Saturday, April 4, 2020

But that is no answer at all. . .

Sometimes it is just plain tough to be a pastor.  People come from within the congregation and others you do not know and they pour out their hearts to you.  Whatever it is, you have little to offer them in the hope of fixing what it is that is wrong.  Our words cannot heal cancer or bring back the dead or instantly end the terrors of a schizophrenic or bi-polar mind.  We do not have enough money to answer the financial needs of those who were living paycheck to paycheck and lost their jobs.  We cannot sort out the often confusing and confounding realities of a world which calls sin good and rejects virtue.  We are sometimes rejected because the people know a pastor cannot fix what is wrong.  And when you tell them you will pray for them or listen to their complaints, the people reject your prayers and your ears and sometimes leave with a choice word or sentiment behind.

It is not long before a pastor begins to believe that he has nothing to offer, nothing to say, and nothing to give.  And that is a bad place to be.  For we have not simply given up on ourselves and our vocation but upon the God who called us and conferred on us through the Church His the authority of His Word and Sacraments.  That is a worse place to be.  Then the Gospel becomes a pie in the sky when you die but offers little to help you wrestle through the worse questions and worse moments of this life.  And who wants a Gospel that offers help on layaway?

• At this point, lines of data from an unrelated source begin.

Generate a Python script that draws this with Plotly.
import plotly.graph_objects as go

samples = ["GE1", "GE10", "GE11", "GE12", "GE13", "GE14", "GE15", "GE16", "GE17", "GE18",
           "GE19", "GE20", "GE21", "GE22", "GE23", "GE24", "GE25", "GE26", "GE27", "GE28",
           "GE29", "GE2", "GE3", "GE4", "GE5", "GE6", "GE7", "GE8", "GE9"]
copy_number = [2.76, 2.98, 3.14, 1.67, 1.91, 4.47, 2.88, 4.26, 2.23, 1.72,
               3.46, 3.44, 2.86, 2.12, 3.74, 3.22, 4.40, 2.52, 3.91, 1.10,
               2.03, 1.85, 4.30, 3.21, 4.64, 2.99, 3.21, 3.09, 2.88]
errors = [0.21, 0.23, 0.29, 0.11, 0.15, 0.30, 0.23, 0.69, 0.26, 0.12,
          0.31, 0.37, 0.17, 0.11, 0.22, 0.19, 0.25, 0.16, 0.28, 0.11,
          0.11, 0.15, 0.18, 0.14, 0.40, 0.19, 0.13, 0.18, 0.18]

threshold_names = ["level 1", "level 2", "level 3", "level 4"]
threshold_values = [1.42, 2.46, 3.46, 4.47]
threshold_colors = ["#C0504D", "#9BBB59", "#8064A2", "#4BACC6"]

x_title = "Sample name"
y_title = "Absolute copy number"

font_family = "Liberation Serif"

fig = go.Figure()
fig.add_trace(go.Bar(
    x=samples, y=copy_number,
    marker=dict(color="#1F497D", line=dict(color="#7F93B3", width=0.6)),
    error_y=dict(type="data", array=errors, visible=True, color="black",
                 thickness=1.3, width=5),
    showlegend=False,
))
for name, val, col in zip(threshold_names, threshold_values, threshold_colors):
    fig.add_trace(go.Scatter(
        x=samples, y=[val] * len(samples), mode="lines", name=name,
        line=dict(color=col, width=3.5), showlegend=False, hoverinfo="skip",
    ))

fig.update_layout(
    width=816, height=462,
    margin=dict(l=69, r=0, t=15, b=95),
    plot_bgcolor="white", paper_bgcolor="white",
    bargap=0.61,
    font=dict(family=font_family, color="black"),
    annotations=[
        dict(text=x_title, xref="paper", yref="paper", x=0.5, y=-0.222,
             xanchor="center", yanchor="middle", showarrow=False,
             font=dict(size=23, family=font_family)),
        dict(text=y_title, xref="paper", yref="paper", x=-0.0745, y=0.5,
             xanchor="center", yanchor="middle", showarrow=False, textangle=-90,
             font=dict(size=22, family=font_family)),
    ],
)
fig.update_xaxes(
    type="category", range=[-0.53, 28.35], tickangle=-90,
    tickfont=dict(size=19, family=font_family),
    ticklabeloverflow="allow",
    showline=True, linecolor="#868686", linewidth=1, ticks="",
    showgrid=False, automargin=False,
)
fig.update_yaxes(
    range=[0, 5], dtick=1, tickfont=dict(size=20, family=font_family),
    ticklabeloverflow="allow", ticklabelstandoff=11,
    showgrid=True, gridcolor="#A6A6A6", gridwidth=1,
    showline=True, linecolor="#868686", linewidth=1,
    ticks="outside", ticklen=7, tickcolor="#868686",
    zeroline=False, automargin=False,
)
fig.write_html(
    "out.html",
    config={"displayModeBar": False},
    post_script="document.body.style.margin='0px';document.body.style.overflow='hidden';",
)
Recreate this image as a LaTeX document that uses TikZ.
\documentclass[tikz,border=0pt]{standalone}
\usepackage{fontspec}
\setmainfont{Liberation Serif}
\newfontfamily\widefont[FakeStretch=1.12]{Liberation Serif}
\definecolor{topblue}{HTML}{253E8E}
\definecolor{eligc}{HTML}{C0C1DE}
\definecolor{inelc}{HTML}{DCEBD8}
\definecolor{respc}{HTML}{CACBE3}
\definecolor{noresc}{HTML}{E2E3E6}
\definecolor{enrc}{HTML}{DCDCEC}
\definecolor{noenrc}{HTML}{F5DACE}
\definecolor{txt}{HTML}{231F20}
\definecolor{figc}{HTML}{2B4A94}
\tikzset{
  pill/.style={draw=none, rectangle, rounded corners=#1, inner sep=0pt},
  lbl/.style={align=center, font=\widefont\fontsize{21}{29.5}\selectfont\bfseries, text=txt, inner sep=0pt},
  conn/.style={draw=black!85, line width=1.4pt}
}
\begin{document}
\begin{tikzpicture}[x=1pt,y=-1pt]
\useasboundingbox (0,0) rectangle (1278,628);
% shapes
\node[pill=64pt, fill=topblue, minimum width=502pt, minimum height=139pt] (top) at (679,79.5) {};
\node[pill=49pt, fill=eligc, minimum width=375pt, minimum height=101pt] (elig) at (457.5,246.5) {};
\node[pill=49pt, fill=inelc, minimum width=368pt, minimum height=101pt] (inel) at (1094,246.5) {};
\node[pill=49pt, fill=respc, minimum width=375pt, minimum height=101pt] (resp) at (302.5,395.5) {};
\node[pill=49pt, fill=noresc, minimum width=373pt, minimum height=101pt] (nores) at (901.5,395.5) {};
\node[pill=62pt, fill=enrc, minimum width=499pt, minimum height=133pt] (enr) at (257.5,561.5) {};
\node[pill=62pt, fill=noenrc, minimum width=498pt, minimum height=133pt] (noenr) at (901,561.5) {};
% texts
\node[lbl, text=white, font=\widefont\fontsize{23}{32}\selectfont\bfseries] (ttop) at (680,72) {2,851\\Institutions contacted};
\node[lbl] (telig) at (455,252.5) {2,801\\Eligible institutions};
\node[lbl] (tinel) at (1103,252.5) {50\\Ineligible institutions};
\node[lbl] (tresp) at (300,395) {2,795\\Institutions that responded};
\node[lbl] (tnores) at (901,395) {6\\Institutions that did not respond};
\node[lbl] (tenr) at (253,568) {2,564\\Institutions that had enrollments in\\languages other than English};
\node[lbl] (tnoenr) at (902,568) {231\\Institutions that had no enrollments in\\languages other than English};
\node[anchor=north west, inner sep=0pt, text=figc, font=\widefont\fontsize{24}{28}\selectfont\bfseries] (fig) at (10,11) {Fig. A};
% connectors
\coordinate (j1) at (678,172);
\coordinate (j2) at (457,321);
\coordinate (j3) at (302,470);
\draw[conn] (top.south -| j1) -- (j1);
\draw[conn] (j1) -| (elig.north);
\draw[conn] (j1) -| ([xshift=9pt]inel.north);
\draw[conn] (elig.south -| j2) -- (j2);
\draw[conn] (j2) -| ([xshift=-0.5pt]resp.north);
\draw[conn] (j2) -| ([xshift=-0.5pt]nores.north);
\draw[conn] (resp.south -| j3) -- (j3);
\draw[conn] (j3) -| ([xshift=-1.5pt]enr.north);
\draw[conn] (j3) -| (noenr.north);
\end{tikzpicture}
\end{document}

But that is exactly the problem.  The Church does have answers.  As pastors, we do have something to say.  The Bible is filled with answers to real questions.  Every age of Christians has had its tragedies and suffering.  Every place has known struggle, sorrow, and strife.  Every person has met mountains in his or her path and was forced to find a way over or through them.  Every one of us has bee frustrated by the things that are that should not be and the things that should be that are not.  St. Paul confronted exactly these things from Rome to Corinth, from Galatia to Judea. Remember that the first Christians were persecuted with greater threats than doubt and endured conflict and dispute over the most basic doctrines of the faith.  Christians have witnessed kingdoms fall and empires decline and terror threaten and plague kill and despots murder.  The faith has endured because it did have answers to sustain the weary, the fearful, and the doubting.

There are those who will surely reject these as no real answer at all but when we answer with God's Word the Spirit is at work in the conversation.  Where the Spirit is at work, there is God at work.  There is the potential of faith.  We will not gain a hearing by being smug or condescending but neither will we have answers if the focus is on us instead of Christ.  Speaking the Gospel to those who hurt or doubt or question or seek meaning in the troubles, trials, and temptations of this mortal life does make a difference.  But we sometimes forget that the people asking want to know that YOU believe what you are saying and that you have wrestled in the same way with the things of life that defy explanation and demand an answer.  Sometimes we forget this.  A gentle response is hard to give sometimes but God is gracious, kind, and gentle with us.  We cannot afford to be different.

One of the most important answers we have to give is that today, however bad or great it is, is not all of life.  It is not a matter of a balance between the crap we must face and the good we do not deserve but the promise of our best lives to come and this life redeemed by forgiveness and planted in hope.  In many respects the one and most profound pursuit of this life is a clear conscience.  When people tell us their stories of pain and loss, what they want to know most of all is whether they must carry this with them forever, whether they are to blame for all that is so terrible, and whether there is a way for their hearts to know peace again.  How better to respond but with the Word of hope that does offer an end to the mistakes and pains of our past, that does offer an answer to the impossible burden of guilt and shame, and that there is a path to peace.  God has all of this in the Gospel.  We speak the truth in love, gently and patiently giving answer to the hope within us, and pointing our people directly to the cross where God has given us the once and final answer.

Pastors, do not forget this.



2 comments:

Janis Williams said...

Parishioners, don’t forget it either! (Speaking to myself!)

Janis Williams said...

Parishioners, don’t forget it, either! (Speaking to myself.)